On August 15, 2017, Tadrint and Micah Washington, who were in the white sedan that was hit during the attack, filed a US$3 million lawsuit in damages against Jason Kessler, James Alex Fields Jr., Richard Spencer and 30 other groups and individuals.

Susan Bro presented the 2017 MTV Video Music Award for Best Fight Against the System.

In September 2017, New York's 25th Assembly district Representative Nily Rozic, a Democrat, filed a bill and petitioned the New York State Office of Parks, Recreation and Historic Preservation to rename the Donald J. Trump State Park in honor of Heyer.

On December 20, 2017, a part of Fourth Street Southeast in Charlottesville, where the attack occurred, was designated Honorary Heather Heyer Way.

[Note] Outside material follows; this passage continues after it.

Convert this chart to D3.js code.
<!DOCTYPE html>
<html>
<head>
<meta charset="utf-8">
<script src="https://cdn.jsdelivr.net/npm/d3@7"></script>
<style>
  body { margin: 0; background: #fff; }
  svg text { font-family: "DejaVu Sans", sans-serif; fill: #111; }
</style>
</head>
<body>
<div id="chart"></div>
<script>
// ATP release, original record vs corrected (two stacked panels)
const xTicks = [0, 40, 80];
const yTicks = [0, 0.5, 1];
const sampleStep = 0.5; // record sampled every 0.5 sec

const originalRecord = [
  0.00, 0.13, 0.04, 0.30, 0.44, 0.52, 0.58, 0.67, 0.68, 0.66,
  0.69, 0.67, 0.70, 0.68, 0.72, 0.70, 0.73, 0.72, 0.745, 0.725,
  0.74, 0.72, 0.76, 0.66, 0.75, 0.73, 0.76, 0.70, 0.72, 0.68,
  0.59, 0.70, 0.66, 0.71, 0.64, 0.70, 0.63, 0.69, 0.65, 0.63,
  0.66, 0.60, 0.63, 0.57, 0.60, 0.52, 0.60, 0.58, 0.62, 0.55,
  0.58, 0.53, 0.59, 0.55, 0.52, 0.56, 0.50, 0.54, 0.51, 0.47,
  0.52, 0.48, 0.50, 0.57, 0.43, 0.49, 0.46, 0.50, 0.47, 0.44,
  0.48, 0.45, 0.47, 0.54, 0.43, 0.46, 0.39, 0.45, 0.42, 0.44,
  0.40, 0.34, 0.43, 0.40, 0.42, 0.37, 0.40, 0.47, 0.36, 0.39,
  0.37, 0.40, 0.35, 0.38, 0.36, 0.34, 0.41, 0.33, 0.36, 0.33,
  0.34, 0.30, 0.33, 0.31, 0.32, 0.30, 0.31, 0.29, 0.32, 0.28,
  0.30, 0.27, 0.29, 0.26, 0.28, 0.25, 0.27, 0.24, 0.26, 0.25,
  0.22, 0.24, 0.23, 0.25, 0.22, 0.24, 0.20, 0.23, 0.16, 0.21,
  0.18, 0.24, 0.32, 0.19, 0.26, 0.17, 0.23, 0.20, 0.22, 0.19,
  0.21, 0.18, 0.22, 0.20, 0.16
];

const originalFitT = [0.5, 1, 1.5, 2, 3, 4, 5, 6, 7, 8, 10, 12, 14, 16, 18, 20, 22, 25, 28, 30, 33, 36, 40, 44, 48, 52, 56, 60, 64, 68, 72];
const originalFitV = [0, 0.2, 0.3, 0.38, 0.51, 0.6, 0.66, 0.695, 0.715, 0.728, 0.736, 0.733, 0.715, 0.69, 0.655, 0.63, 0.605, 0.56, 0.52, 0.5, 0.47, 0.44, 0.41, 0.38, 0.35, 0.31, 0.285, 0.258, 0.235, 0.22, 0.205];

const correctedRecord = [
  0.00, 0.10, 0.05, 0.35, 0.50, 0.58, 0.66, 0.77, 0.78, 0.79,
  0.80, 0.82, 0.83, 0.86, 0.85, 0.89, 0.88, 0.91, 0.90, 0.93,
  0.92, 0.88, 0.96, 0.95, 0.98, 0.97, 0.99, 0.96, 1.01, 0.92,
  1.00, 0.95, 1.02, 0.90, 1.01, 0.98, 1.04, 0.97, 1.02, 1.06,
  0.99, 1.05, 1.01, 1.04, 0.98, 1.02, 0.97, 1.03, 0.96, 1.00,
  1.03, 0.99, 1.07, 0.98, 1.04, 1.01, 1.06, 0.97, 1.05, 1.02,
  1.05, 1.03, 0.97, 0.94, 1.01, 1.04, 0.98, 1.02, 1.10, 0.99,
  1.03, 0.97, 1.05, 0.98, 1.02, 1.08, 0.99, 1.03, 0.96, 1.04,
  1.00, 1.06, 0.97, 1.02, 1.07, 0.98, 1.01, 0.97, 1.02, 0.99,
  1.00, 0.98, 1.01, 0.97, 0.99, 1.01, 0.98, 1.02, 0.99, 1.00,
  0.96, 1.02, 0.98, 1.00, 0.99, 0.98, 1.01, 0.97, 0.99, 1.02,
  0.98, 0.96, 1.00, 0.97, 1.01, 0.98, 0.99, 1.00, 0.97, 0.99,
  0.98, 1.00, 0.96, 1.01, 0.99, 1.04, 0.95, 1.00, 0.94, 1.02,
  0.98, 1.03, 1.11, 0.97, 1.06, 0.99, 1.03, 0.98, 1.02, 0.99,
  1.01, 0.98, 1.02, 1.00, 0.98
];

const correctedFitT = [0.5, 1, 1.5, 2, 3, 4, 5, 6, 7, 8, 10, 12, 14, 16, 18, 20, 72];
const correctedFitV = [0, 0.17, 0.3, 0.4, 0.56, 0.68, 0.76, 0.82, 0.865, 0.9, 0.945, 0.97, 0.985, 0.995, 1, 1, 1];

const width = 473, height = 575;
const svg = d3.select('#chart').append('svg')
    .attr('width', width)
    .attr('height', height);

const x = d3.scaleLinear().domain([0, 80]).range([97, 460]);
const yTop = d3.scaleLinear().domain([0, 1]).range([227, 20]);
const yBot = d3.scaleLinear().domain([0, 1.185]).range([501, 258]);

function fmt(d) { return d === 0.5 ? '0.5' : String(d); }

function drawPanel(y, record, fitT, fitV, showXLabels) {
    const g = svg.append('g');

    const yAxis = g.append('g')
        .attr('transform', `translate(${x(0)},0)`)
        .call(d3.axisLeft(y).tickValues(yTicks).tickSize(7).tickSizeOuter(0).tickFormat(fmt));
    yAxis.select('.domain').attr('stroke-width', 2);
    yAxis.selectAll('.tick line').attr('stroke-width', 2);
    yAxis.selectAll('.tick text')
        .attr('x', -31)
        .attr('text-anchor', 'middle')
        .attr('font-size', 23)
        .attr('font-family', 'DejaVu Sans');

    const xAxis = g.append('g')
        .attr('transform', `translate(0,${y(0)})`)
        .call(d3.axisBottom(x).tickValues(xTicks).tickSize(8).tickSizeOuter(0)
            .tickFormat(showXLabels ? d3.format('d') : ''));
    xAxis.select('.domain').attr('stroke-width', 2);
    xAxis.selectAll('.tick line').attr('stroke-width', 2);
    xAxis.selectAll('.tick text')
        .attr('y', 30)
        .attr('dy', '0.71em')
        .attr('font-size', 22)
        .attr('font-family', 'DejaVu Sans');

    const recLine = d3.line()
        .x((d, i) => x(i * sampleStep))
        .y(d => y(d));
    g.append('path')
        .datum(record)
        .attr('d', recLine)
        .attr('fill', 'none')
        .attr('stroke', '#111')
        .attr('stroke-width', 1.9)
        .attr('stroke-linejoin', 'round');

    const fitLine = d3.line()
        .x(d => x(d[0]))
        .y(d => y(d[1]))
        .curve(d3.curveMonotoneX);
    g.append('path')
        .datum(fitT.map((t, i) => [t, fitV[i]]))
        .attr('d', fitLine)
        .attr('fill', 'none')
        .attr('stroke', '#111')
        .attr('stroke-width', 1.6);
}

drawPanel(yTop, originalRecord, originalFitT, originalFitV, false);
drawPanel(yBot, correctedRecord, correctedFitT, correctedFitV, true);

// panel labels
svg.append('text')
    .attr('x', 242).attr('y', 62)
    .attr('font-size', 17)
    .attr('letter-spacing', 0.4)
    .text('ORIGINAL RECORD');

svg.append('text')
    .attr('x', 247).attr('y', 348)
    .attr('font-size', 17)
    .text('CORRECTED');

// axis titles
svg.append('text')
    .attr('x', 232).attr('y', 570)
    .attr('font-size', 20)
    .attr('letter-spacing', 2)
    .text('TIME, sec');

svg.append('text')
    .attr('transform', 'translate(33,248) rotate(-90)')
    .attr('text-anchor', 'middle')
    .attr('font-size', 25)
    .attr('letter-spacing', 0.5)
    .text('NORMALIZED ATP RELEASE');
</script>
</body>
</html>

On the afternoon of May 12, 2018, Heyer's close friend Marissa Blair married her fiancé Marcus Martin, who pushed her out of the car's way and was injured in the attack himself. During the ceremony, Blair led a butterfly release in remembrance of Heyer.

Director Spike Lee dedicated his 2018 film BlacKkKlansman in Heyer's memory, featuring video footage of the attack.

In 2018, The Washington Post and The New York Times wrote that the attack had helped bring about the alt-right's decline in power, quoting leading figures in the alt-right and anti-extremism experts who said membership in alt-right-affiliated groups had fallen and rallies organized by these groups had become less frequent. The Guardian contended that the event motivated anti-fascist activists to more extensively coordinate counter-protests against these groups, further facilitating their declines.